-------- GIVEN MATERIAL --------

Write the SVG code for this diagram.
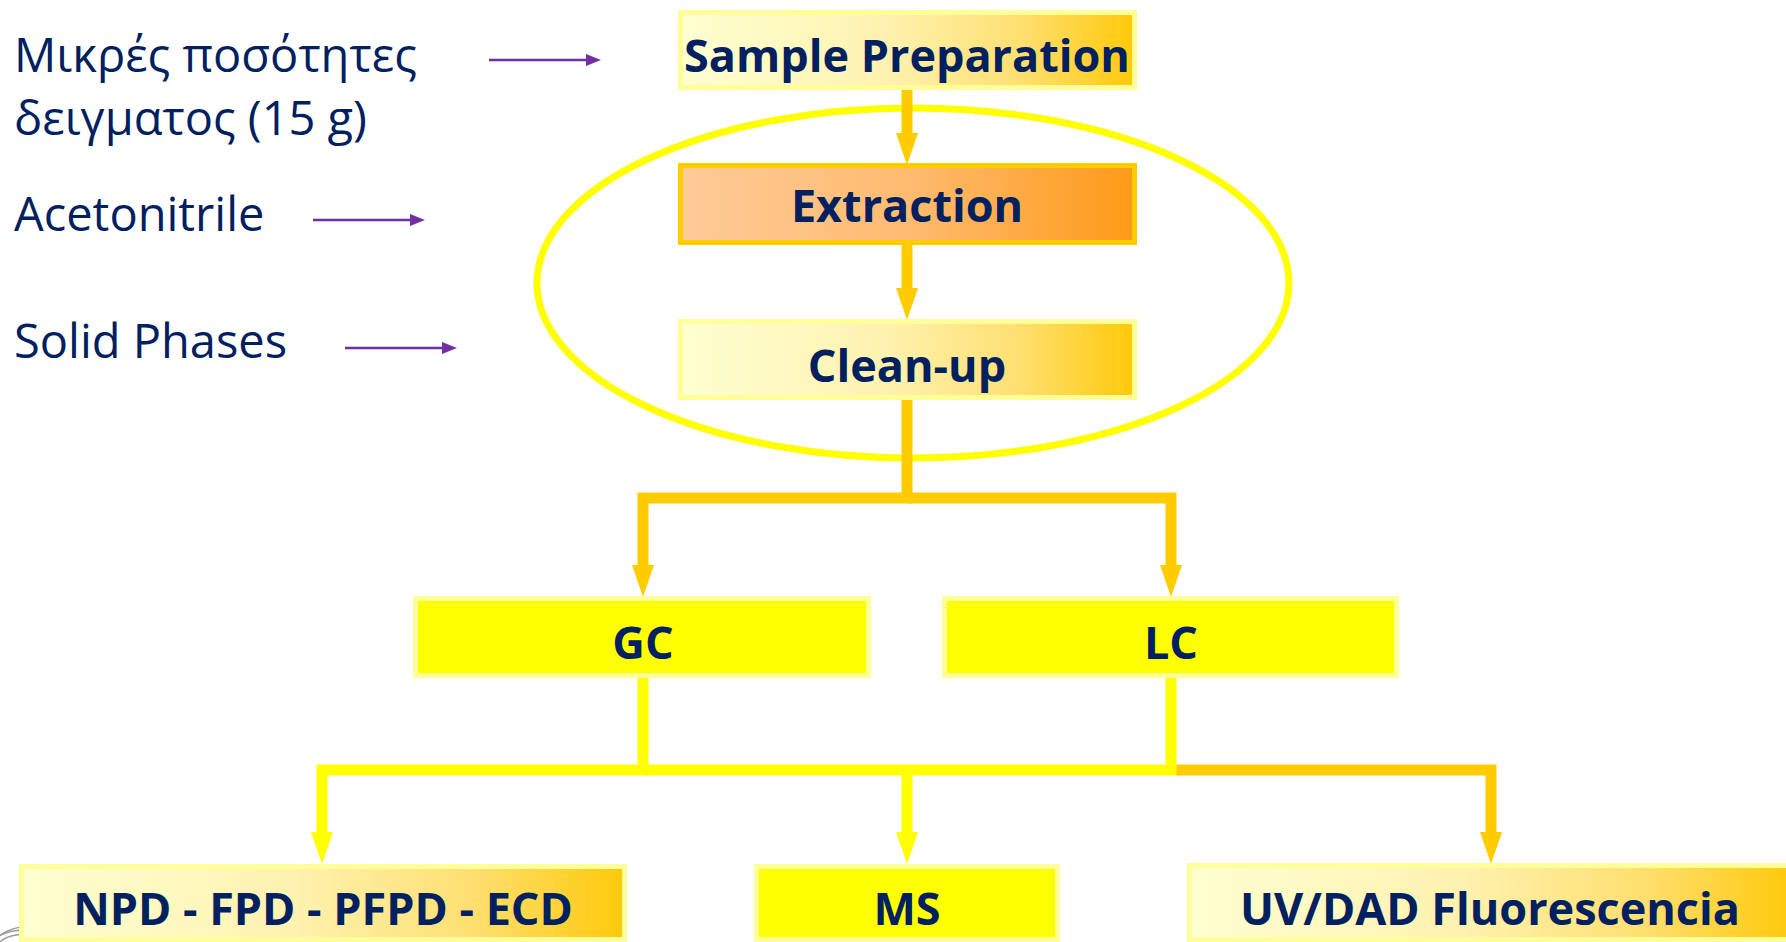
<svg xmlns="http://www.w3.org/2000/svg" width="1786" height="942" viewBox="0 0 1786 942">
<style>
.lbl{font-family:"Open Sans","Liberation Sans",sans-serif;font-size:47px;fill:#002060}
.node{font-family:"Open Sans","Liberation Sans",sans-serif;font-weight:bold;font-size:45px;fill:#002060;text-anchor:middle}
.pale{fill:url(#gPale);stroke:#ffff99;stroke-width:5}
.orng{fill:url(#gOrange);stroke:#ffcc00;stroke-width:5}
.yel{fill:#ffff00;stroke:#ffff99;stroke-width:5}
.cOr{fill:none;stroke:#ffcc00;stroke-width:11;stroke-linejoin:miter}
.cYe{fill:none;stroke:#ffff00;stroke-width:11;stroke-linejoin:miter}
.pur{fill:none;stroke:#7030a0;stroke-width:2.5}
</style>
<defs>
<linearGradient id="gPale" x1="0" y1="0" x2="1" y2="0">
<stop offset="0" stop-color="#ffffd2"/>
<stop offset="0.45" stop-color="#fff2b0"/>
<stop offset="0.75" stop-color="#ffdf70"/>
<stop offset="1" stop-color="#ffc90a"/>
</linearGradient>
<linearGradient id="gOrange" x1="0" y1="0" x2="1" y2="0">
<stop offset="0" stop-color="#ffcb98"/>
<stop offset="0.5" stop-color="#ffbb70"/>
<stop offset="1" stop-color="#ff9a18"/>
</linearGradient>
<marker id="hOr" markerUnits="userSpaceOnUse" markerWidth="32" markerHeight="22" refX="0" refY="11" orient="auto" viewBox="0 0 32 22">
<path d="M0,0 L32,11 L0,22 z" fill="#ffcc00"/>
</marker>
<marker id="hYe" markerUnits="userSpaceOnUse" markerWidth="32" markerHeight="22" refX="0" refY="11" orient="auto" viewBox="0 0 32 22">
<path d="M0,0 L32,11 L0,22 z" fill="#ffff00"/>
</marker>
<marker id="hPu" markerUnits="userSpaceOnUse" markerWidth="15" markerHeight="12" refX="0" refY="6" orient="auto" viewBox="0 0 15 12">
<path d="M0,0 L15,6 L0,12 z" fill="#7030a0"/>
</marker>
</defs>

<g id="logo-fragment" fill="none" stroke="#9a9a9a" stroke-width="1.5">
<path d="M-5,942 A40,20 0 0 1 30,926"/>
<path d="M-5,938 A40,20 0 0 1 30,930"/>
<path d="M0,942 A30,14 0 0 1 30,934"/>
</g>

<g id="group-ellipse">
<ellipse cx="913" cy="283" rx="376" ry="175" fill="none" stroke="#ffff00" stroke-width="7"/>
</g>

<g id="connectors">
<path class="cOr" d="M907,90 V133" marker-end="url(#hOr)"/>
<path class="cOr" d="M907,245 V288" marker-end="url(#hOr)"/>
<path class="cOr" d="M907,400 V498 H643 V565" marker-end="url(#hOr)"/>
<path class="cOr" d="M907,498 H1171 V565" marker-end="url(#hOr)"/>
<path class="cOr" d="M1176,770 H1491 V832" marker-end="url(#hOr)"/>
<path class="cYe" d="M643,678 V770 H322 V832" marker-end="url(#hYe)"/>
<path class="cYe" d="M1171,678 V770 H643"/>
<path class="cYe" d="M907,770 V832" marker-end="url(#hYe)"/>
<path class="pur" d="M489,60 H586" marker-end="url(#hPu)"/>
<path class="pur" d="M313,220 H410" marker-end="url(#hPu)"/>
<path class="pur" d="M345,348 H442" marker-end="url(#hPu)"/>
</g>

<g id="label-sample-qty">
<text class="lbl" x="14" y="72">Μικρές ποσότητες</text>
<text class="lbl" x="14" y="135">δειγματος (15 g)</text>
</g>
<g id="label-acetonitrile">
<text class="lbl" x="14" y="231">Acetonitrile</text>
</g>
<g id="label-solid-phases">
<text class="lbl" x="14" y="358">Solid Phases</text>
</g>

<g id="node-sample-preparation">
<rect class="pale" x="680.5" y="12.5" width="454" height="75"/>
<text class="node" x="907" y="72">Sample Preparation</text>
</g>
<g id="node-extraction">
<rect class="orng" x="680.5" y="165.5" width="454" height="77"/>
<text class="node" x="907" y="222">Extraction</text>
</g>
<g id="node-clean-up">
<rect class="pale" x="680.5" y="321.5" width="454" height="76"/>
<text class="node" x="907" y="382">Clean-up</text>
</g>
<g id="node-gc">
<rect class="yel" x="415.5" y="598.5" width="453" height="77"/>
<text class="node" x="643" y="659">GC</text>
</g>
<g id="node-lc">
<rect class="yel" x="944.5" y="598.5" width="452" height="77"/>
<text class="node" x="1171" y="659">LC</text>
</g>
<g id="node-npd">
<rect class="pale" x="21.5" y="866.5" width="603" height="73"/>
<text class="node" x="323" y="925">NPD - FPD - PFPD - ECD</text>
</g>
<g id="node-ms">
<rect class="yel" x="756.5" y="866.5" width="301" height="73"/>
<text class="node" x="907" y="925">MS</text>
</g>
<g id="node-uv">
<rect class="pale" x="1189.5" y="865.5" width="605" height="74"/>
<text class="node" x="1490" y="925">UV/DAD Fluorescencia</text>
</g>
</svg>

--------

▶ [STATED PROBLEM] Copy out all the data exactly; skip the pictures.

▶ [SOLUTION TO THE PROBLEM]
Write the SVG code for this diagram.
<svg xmlns="http://www.w3.org/2000/svg" width="1786" height="942" viewBox="0 0 1786 942">
<style>
.lbl{font-family:"Open Sans","Liberation Sans",sans-serif;font-size:47px;fill:#002060}
.node{font-family:"Open Sans","Liberation Sans",sans-serif;font-weight:bold;font-size:45px;fill:#002060;text-anchor:middle}
.pale{fill:url(#gPale);stroke:#ffff99;stroke-width:5}
.orng{fill:url(#gOrange);stroke:#ffcc00;stroke-width:5}
.yel{fill:#ffff00;stroke:#ffff99;stroke-width:5}
.cOr{fill:none;stroke:#ffcc00;stroke-width:11;stroke-linejoin:miter}
.cYe{fill:none;stroke:#ffff00;stroke-width:11;stroke-linejoin:miter}
.pur{fill:none;stroke:#7030a0;stroke-width:2.5}
</style>
<defs>
<linearGradient id="gPale" x1="0" y1="0" x2="1" y2="0">
<stop offset="0" stop-color="#ffffd2"/>
<stop offset="0.45" stop-color="#fff2b0"/>
<stop offset="0.75" stop-color="#ffdf70"/>
<stop offset="1" stop-color="#ffc90a"/>
</linearGradient>
<linearGradient id="gOrange" x1="0" y1="0" x2="1" y2="0">
<stop offset="0" stop-color="#ffcb98"/>
<stop offset="0.5" stop-color="#ffbb70"/>
<stop offset="1" stop-color="#ff9a18"/>
</linearGradient>
<marker id="hOr" markerUnits="userSpaceOnUse" markerWidth="32" markerHeight="22" refX="0" refY="11" orient="auto" viewBox="0 0 32 22">
<path d="M0,0 L32,11 L0,22 z" fill="#ffcc00"/>
</marker>
<marker id="hYe" markerUnits="userSpaceOnUse" markerWidth="32" markerHeight="22" refX="0" refY="11" orient="auto" viewBox="0 0 32 22">
<path d="M0,0 L32,11 L0,22 z" fill="#ffff00"/>
</marker>
<marker id="hPu" markerUnits="userSpaceOnUse" markerWidth="15" markerHeight="12" refX="0" refY="6" orient="auto" viewBox="0 0 15 12">
<path d="M0,0 L15,6 L0,12 z" fill="#7030a0"/>
</marker>
</defs>

<g id="logo-fragment" fill="none" stroke="#9a9a9a" stroke-width="1.5">
<path d="M-5,942 A40,20 0 0 1 30,926"/>
<path d="M-5,938 A40,20 0 0 1 30,930"/>
<path d="M0,942 A30,14 0 0 1 30,934"/>
</g>

<g id="group-ellipse">
<ellipse cx="913" cy="283" rx="376" ry="175" fill="none" stroke="#ffff00" stroke-width="7"/>
</g>

<g id="connectors">
<path class="cOr" d="M907,90 V133" marker-end="url(#hOr)"/>
<path class="cOr" d="M907,245 V288" marker-end="url(#hOr)"/>
<path class="cOr" d="M907,400 V498 H643 V565" marker-end="url(#hOr)"/>
<path class="cOr" d="M907,498 H1171 V565" marker-end="url(#hOr)"/>
<path class="cOr" d="M1176,770 H1491 V832" marker-end="url(#hOr)"/>
<path class="cYe" d="M643,678 V770 H322 V832" marker-end="url(#hYe)"/>
<path class="cYe" d="M1171,678 V770 H643"/>
<path class="cYe" d="M907,770 V832" marker-end="url(#hYe)"/>
<path class="pur" d="M489,60 H586" marker-end="url(#hPu)"/>
<path class="pur" d="M313,220 H410" marker-end="url(#hPu)"/>
<path class="pur" d="M345,348 H442" marker-end="url(#hPu)"/>
</g>

<g id="label-sample-qty">
<text class="lbl" x="14" y="72">Μικρές ποσότητες</text>
<text class="lbl" x="14" y="135">δειγματος (15 g)</text>
</g>
<g id="label-acetonitrile">
<text class="lbl" x="14" y="231">Acetonitrile</text>
</g>
<g id="label-solid-phases">
<text class="lbl" x="14" y="358">Solid Phases</text>
</g>

<g id="node-sample-preparation">
<rect class="pale" x="680.5" y="12.5" width="454" height="75"/>
<text class="node" x="907" y="72">Sample Preparation</text>
</g>
<g id="node-extraction">
<rect class="orng" x="680.5" y="165.5" width="454" height="77"/>
<text class="node" x="907" y="222">Extraction</text>
</g>
<g id="node-clean-up">
<rect class="pale" x="680.5" y="321.5" width="454" height="76"/>
<text class="node" x="907" y="382">Clean-up</text>
</g>
<g id="node-gc">
<rect class="yel" x="415.5" y="598.5" width="453" height="77"/>
<text class="node" x="643" y="659">GC</text>
</g>
<g id="node-lc">
<rect class="yel" x="944.5" y="598.5" width="452" height="77"/>
<text class="node" x="1171" y="659">LC</text>
</g>
<g id="node-npd">
<rect class="pale" x="21.5" y="866.5" width="603" height="73"/>
<text class="node" x="323" y="925">NPD - FPD - PFPD - ECD</text>
</g>
<g id="node-ms">
<rect class="yel" x="756.5" y="866.5" width="301" height="73"/>
<text class="node" x="907" y="925">MS</text>
</g>
<g id="node-uv">
<rect class="pale" x="1189.5" y="865.5" width="605" height="74"/>
<text class="node" x="1490" y="925">UV/DAD Fluorescencia</text>
</g>
</svg>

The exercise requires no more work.